News Release

A map of 1.7 billion stars: RAS president congratulates Gaia scientists

Business Announcement

Royal Astronomical Society

The European Space Agency (ESA) today released the largest dataset yet from the Gaia satellite, an orbiting observatory mapping the Milky Way.

Launched in 2013, Gaia is mapping our Galaxy in unprecedented detail. The latest release includes high accuracy positions for almost 1.7 billion stars, 600 times the number in the satellite's first dataset, and far in excess of anything achieved before.

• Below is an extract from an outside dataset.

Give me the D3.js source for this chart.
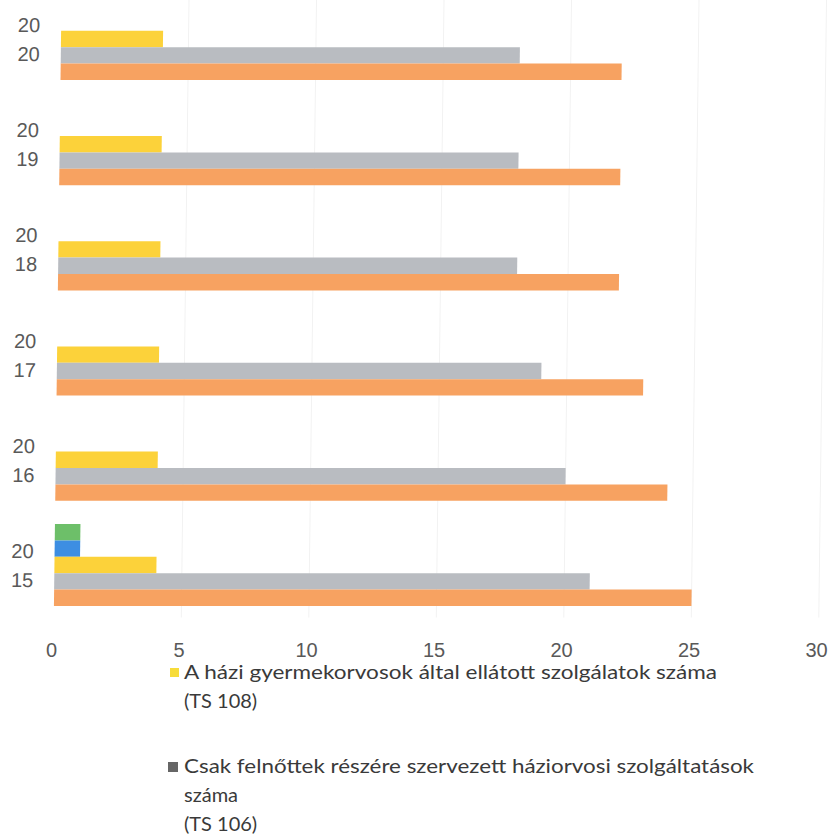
<!DOCTYPE html>
<html>
<head>
<meta charset="utf-8">
<script src="https://cdn.jsdelivr.net/npm/d3@7"></script>
<style>
  html, body { margin: 0; padding: 0; background: #fff; }
  svg { display: block; }
</style>
</head>
<body>
<svg id="chart" width="834" height="835"></svg>
<script>
// ---- data ----
const years = ["2015", "2016", "2017", "2018", "2019", "2020"];
const seriesKeys = ["s5", "s4", "ts108", "ts106", "s1"]; // top-to-bottom within a group
const s5Values    = [1, 0, 0, 0, 0, 0];       // green
const s4Values    = [1, 0, 0, 0, 0, 0];       // blue
const ts108Values = [4, 4, 4, 4, 4, 4];       // yellow
const ts106Values = [21, 20, 19, 18, 18, 18]; // gray
const s1Values    = [25, 24, 23, 22, 22, 22]; // orange
const xTicks = [0, 5, 10, 15, 20, 25, 30];
const legendItems = [
  { key: "ts108", lines: ["A házi gyermekorvosok által ellátott szolgálatok száma", "(TS 108)"] },
  { key: "ts106", lines: ["Csak felnőttek részére szervezett háziorvosi szolgáltatások", "száma", "(TS 106)"] }
];

const valuesByKey = { s5: s5Values, s4: s4Values, ts108: ts108Values, ts106: ts106Values, s1: s1Values };
const colors = { s5: "#6dbf69", s4: "#3d8ee2", ts108: "#fcd23a", ts106: "#b9bcc1", s1: "#f7a261" };
const legendMarkerColors = { ts108: "#f7dc3a", ts106: "#666666" };

const rows = years.map((y, i) => {
  const o = { year: y };
  seriesKeys.forEach(k => o[k] = valuesByKey[k][i]);
  return o;
});

// ---- layout ----
const svg = d3.select("#chart");
const plotTop = -13.6, plotBottom = 617.6;
const x = d3.scaleLinear().domain([0, 30]).range([54, 819]);
const y0 = d3.scaleBand().domain(years.slice().reverse()).range([plotTop, plotBottom]).padding(0);
const bw = y0.bandwidth();
const groupH = 82;
const y1 = d3.scaleBand().domain(seriesKeys).range([(bw - groupH) / 2, (bw + groupH) / 2]).padding(0);

// slight scan skew of the original plot area
const plot = svg.append("g").attr("transform", "translate(7.5,0) skewX(-0.716)");

// gridlines
plot.append("g")
  .selectAll("line")
  .data(xTicks.slice(1))
  .join("line")
  .attr("x1", d => x(d)).attr("x2", d => x(d))
  .attr("y1", 0).attr("y2", plotBottom)
  .attr("stroke", "#f2f2f2").attr("stroke-width", 1);

// bars
const groups = plot.append("g")
  .selectAll("g")
  .data(rows)
  .join("g")
  .attr("transform", d => `translate(0,${y0(d.year)})`);

groups.selectAll("rect")
  .data(d => seriesKeys.map(k => ({ key: k, value: d[k] })).filter(e => e.value > 0))
  .join("rect")
  .attr("x", x(0))
  .attr("y", d => y1(d.key))
  .attr("width", d => x(d.value) - x(0))
  .attr("height", y1.bandwidth())
  .attr("fill", d => colors[d.key]);

// category labels (two lines: "20" / "15")
const catG = plot.append("g")
  .attr("font-family", "'Liberation Sans', Arial, sans-serif")
  .attr("font-size", 20)
  .attr("fill", "#595959")
  .attr("text-anchor", "end");
years.forEach(yr => {
  const c = y0(yr) + bw / 2;
  catG.append("text").attr("x", 33).attr("y", c - 7).text(yr.slice(0, 2));
  catG.append("text").attr("x", 33).attr("y", c + 22).text(yr.slice(2));
});

// x axis tick labels
const xAxis = d3.axisBottom(x).tickValues(xTicks).tickSize(0).tickPadding(0);
const axG = svg.append("g").attr("transform", "translate(-3,642)").call(xAxis);
axG.select(".domain").remove();
axG.selectAll("text")
  .attr("font-family", "'Liberation Sans', Arial, sans-serif")
  .attr("font-size", 20)
  .attr("fill", "#595959")
  .attr("dy", 0)
  .attr("y", 15);

// legend
const legendLayout = [
  { mx: 170, my: 668, ms: 9, tx: 184, base: 679, widths: [533, null] },
  { mx: 168, my: 762, ms: 10, tx: 184, base: 773, widths: [570, null, null] }
];
const lineH = 29;
const legG = svg.append("g")
  .attr("font-family", "Lato, 'Open Sans', sans-serif")
  .attr("font-size", 20)
  .attr("fill", "#3a3a3a");
legendItems.forEach((item, i) => {
  const L = legendLayout[i];
  legG.append("rect")
    .attr("x", L.mx).attr("y", L.my)
    .attr("width", L.ms).attr("height", L.ms)
    .attr("fill", legendMarkerColors[item.key]);
  item.lines.forEach((ln, j) => {
    const t = legG.append("text")
      .attr("x", L.tx)
      .attr("y", L.base + j * lineH)
      .text(ln);
    if (L.widths[j]) t.attr("textLength", L.widths[j]).attr("lengthAdjust", "spacingAndGlyphs");
  });
});
</script>
</body>
</html>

Professor John Zarnecki, the President of the Royal Astronomical Society, said:

'Gaia is the culmination of efforts to map the Galaxy since the dawn of telescopic astronomy. In 1609 Galileo observed that the Milky Way, which appears as a band of light in the night sky, was composed of a vast number of individual stars. Astronomers later realised this is the view of the galaxy we live in from our home here on Earth.'

'Our founding president, Sir William Herschel, also attempted to map the Galaxy more than two centuries ago, and would have been delighted by today's results.'

'It gives me enormous pleasure to congratulate the scientists and engineers who work on Gaia, based in many different European countries including the UK, for their continuing achievement. This mission is measuring the Universe in a way we could not have imagined even a few decades ago.'

The data release was announced at a briefing at the Royal Astronomical Society this morning. By the end of its life in 2024, Gaia is expected to have surveyed up to a tenth of all the stars in our Galaxy, and the data from this release will provide astronomers around the world with a rich source of material for many years to come.